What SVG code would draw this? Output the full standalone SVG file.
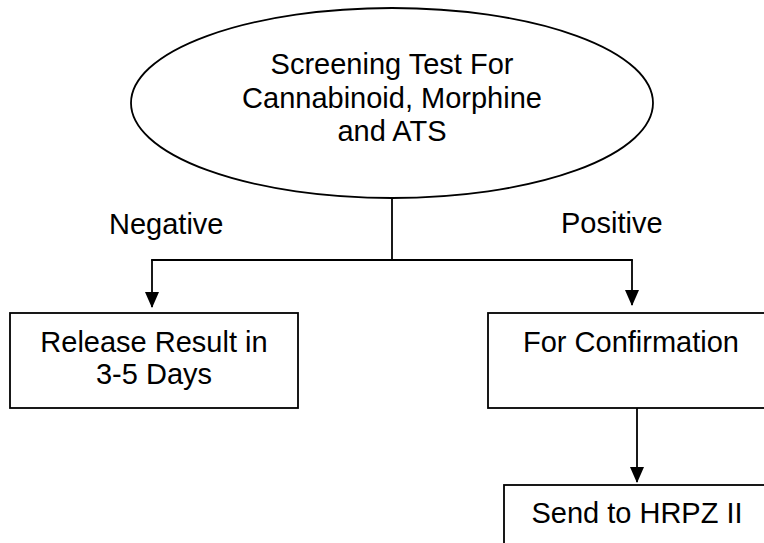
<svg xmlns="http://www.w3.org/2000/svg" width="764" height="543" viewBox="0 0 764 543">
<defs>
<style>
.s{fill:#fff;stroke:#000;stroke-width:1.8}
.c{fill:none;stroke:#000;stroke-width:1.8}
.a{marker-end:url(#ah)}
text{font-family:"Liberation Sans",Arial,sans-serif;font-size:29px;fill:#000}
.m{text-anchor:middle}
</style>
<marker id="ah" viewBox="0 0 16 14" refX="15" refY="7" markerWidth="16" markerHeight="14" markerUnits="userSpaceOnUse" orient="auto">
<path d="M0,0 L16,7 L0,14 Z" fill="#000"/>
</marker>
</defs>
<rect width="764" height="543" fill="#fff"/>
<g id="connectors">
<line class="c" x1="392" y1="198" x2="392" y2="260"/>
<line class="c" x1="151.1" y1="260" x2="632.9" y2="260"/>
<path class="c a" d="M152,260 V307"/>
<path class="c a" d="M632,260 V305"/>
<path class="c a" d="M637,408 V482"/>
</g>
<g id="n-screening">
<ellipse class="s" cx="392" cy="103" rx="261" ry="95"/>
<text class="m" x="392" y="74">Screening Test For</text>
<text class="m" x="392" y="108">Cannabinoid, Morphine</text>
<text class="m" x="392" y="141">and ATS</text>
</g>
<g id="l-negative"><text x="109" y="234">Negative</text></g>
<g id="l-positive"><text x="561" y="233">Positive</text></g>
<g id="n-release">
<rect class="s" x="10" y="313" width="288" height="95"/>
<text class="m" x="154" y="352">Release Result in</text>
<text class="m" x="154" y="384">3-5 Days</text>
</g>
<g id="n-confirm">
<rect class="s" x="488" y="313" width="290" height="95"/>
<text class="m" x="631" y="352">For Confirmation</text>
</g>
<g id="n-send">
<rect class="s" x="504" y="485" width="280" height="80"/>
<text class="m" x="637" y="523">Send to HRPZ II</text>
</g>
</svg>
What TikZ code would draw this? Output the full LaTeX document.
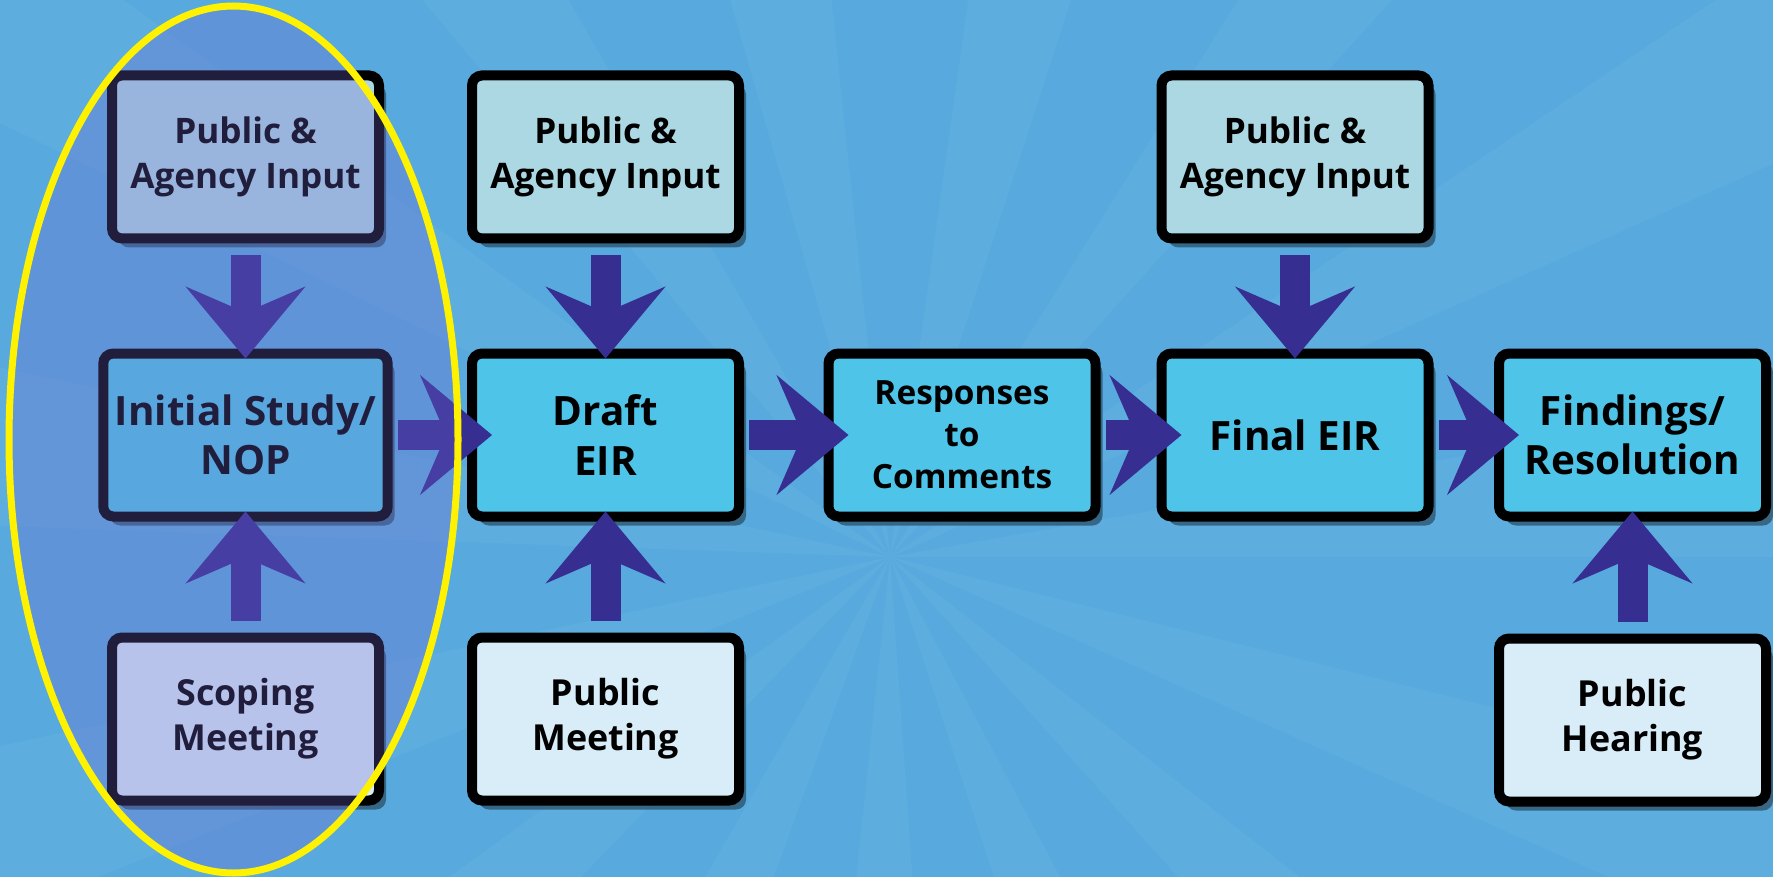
==*==
» **Short problem**: Omit the pictures and reproduce the listing exactly.

» **Response to the task**:
What SVG code would draw this? Output the full standalone SVG file.
<svg xmlns="http://www.w3.org/2000/svg" width="764" height="543" viewBox="0 0 764 543">
<defs>
<style>
.s{fill:#fff;stroke:#000;stroke-width:1.8}
.c{fill:none;stroke:#000;stroke-width:1.8}
.a{marker-end:url(#ah)}
text{font-family:"Liberation Sans",Arial,sans-serif;font-size:29px;fill:#000}
.m{text-anchor:middle}
</style>
<marker id="ah" viewBox="0 0 16 14" refX="15" refY="7" markerWidth="16" markerHeight="14" markerUnits="userSpaceOnUse" orient="auto">
<path d="M0,0 L16,7 L0,14 Z" fill="#000"/>
</marker>
</defs>
<rect width="764" height="543" fill="#fff"/>
<g id="connectors">
<line class="c" x1="392" y1="198" x2="392" y2="260"/>
<line class="c" x1="151.1" y1="260" x2="632.9" y2="260"/>
<path class="c a" d="M152,260 V307"/>
<path class="c a" d="M632,260 V305"/>
<path class="c a" d="M637,408 V482"/>
</g>
<g id="n-screening">
<ellipse class="s" cx="392" cy="103" rx="261" ry="95"/>
<text class="m" x="392" y="74">Screening Test For</text>
<text class="m" x="392" y="108">Cannabinoid, Morphine</text>
<text class="m" x="392" y="141">and ATS</text>
</g>
<g id="l-negative"><text x="109" y="234">Negative</text></g>
<g id="l-positive"><text x="561" y="233">Positive</text></g>
<g id="n-release">
<rect class="s" x="10" y="313" width="288" height="95"/>
<text class="m" x="154" y="352">Release Result in</text>
<text class="m" x="154" y="384">3-5 Days</text>
</g>
<g id="n-confirm">
<rect class="s" x="488" y="313" width="290" height="95"/>
<text class="m" x="631" y="352">For Confirmation</text>
</g>
<g id="n-send">
<rect class="s" x="504" y="485" width="280" height="80"/>
<text class="m" x="637" y="523">Send to HRPZ II</text>
</g>
</svg>
What TikZ code would draw this? Output the full LaTeX document.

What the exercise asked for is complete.